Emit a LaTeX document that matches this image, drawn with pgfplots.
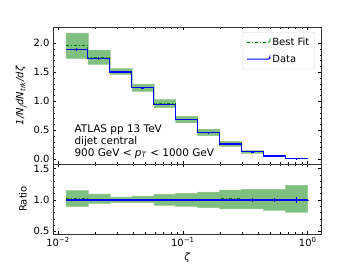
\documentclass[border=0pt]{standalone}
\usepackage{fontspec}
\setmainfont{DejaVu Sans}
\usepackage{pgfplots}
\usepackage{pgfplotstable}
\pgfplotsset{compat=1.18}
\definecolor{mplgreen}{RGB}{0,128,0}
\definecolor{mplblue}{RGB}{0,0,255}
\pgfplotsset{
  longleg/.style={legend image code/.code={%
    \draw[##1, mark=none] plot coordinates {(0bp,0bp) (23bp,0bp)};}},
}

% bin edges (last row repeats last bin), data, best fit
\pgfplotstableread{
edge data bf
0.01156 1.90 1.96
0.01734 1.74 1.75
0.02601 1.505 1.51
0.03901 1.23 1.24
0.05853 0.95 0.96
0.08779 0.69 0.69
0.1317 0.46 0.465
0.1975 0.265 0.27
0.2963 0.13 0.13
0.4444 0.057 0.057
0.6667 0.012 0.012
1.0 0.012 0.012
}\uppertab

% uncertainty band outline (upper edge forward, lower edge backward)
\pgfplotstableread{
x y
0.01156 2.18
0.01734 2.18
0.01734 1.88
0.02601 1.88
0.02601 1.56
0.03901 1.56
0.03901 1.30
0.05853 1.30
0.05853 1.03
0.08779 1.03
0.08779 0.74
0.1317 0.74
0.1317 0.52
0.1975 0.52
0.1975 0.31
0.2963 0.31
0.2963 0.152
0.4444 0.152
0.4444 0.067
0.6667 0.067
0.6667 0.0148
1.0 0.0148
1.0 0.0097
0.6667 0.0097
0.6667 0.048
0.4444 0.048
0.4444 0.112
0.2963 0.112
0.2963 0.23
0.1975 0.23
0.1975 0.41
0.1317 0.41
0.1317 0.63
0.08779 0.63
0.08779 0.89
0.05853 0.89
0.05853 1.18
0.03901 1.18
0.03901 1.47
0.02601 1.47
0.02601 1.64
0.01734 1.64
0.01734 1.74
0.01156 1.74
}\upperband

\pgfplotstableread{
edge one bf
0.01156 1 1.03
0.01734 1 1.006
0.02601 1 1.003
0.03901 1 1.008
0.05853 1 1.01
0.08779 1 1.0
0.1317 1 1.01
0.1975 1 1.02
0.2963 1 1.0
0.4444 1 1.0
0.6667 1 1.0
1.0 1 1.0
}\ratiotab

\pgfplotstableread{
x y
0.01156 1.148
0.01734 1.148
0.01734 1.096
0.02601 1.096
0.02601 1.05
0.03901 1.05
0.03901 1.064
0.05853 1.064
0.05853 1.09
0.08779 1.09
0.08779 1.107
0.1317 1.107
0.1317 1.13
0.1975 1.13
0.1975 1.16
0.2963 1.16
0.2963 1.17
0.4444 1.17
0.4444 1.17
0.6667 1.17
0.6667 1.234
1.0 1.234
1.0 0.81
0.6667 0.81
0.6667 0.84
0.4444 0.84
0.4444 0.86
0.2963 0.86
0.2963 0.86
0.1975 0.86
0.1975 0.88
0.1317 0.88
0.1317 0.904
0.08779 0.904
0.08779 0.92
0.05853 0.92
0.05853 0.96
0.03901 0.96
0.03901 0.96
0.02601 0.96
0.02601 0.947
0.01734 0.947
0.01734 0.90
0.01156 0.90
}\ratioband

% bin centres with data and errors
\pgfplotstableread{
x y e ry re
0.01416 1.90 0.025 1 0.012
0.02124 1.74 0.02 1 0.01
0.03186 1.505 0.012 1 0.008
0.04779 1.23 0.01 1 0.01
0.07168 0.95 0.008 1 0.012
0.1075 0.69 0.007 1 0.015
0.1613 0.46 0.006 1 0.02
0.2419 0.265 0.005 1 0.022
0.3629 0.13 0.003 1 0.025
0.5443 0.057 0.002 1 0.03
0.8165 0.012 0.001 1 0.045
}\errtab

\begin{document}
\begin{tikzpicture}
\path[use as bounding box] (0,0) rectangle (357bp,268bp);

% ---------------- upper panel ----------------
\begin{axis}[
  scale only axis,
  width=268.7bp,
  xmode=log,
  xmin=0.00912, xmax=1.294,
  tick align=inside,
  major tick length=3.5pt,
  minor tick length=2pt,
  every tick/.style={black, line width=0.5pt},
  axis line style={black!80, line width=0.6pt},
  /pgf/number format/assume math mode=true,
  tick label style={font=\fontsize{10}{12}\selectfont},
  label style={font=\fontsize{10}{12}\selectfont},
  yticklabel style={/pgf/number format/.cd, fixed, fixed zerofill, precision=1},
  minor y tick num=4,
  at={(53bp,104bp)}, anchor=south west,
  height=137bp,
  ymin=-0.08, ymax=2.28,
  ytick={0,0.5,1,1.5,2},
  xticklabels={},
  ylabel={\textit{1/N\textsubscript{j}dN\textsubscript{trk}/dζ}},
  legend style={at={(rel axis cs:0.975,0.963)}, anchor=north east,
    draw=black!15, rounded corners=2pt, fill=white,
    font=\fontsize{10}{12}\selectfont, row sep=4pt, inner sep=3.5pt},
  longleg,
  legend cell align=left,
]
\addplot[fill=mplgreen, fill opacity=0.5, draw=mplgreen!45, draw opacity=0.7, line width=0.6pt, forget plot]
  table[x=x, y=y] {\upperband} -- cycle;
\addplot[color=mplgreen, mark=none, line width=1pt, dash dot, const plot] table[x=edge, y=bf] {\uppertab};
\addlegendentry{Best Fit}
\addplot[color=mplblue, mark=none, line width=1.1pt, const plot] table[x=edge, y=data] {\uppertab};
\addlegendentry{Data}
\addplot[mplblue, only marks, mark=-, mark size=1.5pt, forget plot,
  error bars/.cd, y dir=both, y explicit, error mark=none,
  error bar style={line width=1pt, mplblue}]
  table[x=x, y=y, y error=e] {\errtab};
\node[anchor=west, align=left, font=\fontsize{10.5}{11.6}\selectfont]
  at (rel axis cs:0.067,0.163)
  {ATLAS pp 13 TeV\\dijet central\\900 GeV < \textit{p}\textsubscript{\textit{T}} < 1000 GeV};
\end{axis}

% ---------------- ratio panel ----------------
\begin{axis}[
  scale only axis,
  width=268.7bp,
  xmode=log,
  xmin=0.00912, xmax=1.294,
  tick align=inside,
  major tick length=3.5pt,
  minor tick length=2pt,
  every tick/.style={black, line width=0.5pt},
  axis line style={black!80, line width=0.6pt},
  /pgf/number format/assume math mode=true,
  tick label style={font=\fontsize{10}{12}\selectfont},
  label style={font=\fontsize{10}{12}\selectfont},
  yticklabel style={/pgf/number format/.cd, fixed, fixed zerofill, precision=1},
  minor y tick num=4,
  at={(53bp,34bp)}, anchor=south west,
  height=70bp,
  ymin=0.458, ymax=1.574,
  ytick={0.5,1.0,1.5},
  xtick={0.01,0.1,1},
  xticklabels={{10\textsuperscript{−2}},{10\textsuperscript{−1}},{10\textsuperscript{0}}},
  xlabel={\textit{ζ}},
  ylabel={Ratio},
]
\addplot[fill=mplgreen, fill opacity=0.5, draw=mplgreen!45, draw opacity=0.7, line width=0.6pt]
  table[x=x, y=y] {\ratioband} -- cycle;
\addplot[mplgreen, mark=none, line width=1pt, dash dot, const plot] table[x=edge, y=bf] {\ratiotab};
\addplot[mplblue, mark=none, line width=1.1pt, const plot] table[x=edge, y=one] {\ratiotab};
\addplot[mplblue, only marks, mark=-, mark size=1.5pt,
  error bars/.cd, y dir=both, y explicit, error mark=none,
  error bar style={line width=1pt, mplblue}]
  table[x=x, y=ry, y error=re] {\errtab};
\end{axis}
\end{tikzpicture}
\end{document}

● ● ● ●

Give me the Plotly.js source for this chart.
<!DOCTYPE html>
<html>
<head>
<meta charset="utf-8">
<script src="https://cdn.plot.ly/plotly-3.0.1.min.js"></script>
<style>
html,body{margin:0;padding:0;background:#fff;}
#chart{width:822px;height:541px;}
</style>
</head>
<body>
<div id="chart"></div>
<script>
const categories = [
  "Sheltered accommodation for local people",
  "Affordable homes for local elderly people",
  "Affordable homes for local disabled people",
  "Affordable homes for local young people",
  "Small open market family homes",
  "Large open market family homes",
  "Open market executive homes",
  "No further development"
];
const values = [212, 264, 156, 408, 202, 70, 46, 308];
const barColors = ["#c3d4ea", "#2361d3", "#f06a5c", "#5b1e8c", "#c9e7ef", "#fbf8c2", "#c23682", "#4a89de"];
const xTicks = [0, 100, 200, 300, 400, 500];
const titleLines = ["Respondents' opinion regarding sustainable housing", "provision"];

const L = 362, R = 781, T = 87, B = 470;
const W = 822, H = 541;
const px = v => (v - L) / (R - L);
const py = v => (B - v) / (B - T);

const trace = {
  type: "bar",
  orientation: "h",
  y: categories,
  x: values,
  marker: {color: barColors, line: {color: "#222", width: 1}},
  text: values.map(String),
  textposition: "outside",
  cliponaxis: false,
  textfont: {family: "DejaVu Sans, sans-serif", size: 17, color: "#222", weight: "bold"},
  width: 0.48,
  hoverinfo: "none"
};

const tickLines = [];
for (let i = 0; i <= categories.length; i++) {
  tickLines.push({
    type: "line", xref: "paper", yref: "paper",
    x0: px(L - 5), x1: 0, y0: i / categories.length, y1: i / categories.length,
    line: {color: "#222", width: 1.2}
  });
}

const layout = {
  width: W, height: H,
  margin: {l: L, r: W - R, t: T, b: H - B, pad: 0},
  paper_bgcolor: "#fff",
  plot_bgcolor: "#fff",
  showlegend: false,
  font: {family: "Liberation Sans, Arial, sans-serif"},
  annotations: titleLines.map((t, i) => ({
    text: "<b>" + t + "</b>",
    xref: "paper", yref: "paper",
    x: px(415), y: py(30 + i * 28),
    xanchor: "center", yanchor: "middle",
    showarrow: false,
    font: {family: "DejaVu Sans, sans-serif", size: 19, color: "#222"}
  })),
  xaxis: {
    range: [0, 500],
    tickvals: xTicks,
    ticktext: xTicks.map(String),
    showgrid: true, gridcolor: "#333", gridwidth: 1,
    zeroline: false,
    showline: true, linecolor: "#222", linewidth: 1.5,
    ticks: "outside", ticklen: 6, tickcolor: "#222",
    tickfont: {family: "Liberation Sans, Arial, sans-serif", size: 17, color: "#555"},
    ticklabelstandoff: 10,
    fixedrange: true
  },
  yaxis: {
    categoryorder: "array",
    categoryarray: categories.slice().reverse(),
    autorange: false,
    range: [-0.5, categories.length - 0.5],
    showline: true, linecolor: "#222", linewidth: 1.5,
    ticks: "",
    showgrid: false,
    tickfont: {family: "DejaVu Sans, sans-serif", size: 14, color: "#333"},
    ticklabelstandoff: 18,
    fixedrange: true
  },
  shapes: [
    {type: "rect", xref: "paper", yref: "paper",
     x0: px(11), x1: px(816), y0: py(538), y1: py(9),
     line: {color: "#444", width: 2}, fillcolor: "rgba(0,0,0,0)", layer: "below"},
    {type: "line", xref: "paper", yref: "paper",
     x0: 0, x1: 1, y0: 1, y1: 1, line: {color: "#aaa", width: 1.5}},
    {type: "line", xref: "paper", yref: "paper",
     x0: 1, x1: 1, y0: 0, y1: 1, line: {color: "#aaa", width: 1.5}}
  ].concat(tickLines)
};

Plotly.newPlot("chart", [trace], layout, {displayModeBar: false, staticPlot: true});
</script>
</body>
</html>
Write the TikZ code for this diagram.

● ● ● ●

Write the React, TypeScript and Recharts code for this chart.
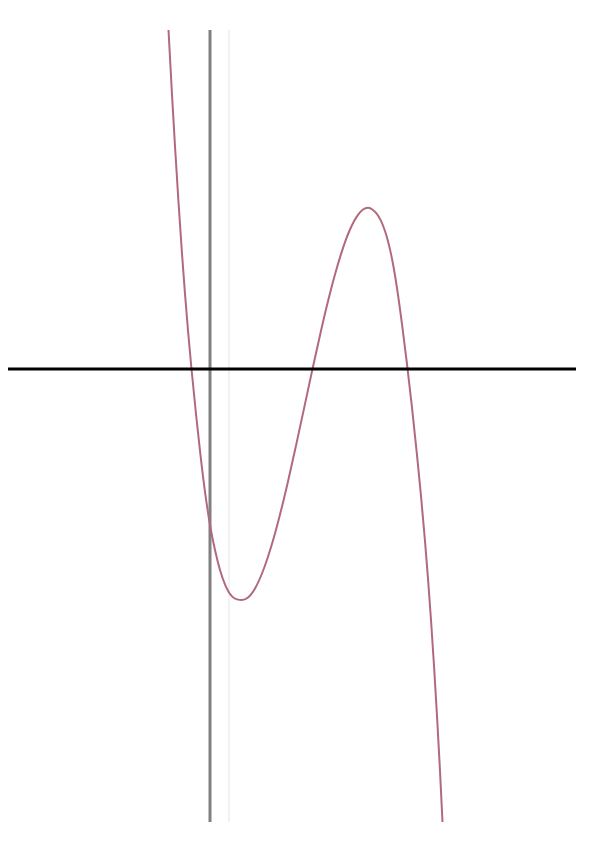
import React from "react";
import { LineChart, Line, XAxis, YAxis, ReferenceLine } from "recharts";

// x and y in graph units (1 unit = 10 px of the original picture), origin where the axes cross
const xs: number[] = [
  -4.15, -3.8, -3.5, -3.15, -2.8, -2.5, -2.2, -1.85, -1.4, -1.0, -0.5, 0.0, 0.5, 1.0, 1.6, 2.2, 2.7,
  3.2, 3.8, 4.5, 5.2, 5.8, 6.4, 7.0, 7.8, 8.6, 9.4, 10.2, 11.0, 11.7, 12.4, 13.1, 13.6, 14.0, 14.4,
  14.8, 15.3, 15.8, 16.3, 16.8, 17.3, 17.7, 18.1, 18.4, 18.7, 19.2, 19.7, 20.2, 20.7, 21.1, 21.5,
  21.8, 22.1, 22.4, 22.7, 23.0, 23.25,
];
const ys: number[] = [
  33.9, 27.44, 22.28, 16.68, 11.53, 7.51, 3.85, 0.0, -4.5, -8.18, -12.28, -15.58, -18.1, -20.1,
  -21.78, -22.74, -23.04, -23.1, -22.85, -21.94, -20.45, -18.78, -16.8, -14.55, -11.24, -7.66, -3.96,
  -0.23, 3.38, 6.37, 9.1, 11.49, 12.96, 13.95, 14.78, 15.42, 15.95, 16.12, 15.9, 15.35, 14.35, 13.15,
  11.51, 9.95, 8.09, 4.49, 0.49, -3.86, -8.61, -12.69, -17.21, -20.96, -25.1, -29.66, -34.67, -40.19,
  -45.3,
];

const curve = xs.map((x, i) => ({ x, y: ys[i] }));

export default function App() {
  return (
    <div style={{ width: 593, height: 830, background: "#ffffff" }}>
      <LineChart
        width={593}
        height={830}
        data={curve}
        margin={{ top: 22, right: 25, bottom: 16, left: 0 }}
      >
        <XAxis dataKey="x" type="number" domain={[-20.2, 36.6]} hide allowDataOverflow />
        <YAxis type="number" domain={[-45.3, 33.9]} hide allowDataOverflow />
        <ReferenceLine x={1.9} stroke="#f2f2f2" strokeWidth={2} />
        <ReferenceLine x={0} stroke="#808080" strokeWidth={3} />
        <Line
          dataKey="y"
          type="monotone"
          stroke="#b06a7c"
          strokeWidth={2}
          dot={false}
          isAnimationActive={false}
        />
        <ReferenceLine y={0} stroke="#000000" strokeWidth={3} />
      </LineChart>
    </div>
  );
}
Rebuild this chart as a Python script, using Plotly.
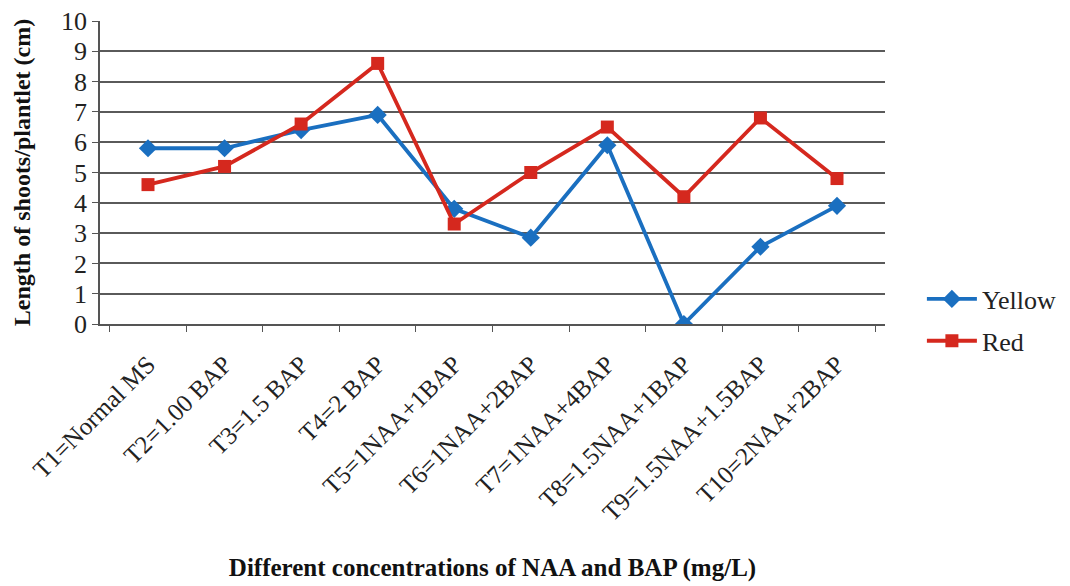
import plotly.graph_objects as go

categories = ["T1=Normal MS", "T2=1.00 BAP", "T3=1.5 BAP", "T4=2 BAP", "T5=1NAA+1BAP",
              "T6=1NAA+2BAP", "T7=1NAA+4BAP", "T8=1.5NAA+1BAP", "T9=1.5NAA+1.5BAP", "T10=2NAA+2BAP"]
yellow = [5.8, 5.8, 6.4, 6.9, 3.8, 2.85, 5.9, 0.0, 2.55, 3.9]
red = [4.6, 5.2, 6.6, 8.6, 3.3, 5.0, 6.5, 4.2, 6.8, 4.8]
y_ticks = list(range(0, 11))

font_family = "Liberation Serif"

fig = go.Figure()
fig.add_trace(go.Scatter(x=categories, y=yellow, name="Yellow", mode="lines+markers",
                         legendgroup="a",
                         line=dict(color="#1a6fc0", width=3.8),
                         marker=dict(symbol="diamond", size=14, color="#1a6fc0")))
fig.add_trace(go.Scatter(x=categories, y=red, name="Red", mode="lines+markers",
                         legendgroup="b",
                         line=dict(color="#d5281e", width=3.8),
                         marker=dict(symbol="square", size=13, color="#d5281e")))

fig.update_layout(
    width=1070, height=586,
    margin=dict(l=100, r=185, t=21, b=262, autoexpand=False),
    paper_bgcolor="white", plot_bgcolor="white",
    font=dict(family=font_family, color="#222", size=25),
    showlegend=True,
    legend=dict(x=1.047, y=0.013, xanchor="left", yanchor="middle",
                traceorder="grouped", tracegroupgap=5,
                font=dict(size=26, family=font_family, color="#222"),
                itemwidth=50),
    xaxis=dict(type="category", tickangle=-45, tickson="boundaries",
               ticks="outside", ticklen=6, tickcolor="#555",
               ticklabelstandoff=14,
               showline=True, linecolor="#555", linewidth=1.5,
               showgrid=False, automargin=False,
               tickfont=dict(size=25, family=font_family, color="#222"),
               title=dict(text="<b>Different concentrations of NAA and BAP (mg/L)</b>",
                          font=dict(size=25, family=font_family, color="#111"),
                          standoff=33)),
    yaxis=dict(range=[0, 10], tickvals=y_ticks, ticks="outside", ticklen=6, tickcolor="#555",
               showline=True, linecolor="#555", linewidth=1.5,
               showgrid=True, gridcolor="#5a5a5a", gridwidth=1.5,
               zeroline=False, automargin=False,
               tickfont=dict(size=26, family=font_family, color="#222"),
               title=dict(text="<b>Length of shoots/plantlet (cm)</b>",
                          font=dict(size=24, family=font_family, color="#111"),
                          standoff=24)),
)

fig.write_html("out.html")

● ● ● ●

**Goal of the exercise:**
Looking at the records above, work out how many lines include the string "code". Give the number and nothing else.

**Exercise response:**
3